The NHL and its Players’ Association last met on Sept. 12, when both sides rejected fresh proposals. Those talks were followed by separate meetings in New York, after which league Commissioner Gary Bettman and union Executive Director Donald Fehr criticized the other side for impeding progress.
“If you are dedicated to the negotiating process, you can move this along quickly,” Bettman told reporters on Sept. 13. “If for whatever reason you’re not interested in making a deal, you drag it out.”
Fehr questioned whether or not the owners’ approach was “reasonably calculated to lead to an agreement as opposed to a dispute.”

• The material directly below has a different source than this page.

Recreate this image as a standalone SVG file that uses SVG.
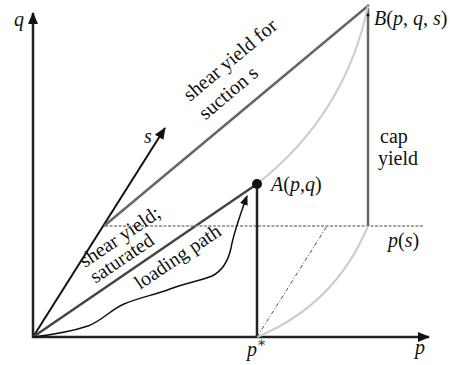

There’s no legal requirement for a lockout in the absence of a new agreement, because the sides can continue to operate under the old accord while negotiations proceed. The players have said they’re willing to compete while talks continue.
Negotiations, which began during the offseason, have focused mainly on player compensation and revenue sharing.
Under the current agreement, the players receive 57 percent of hockey-related revenue. The NHL’s most recent proposal was a gradual reduction to 47 percent; under the union’s latest offer, should league revenue grow at the same rate as in the past 10 years, the players’ share would fluctuate and remain above 52 percent.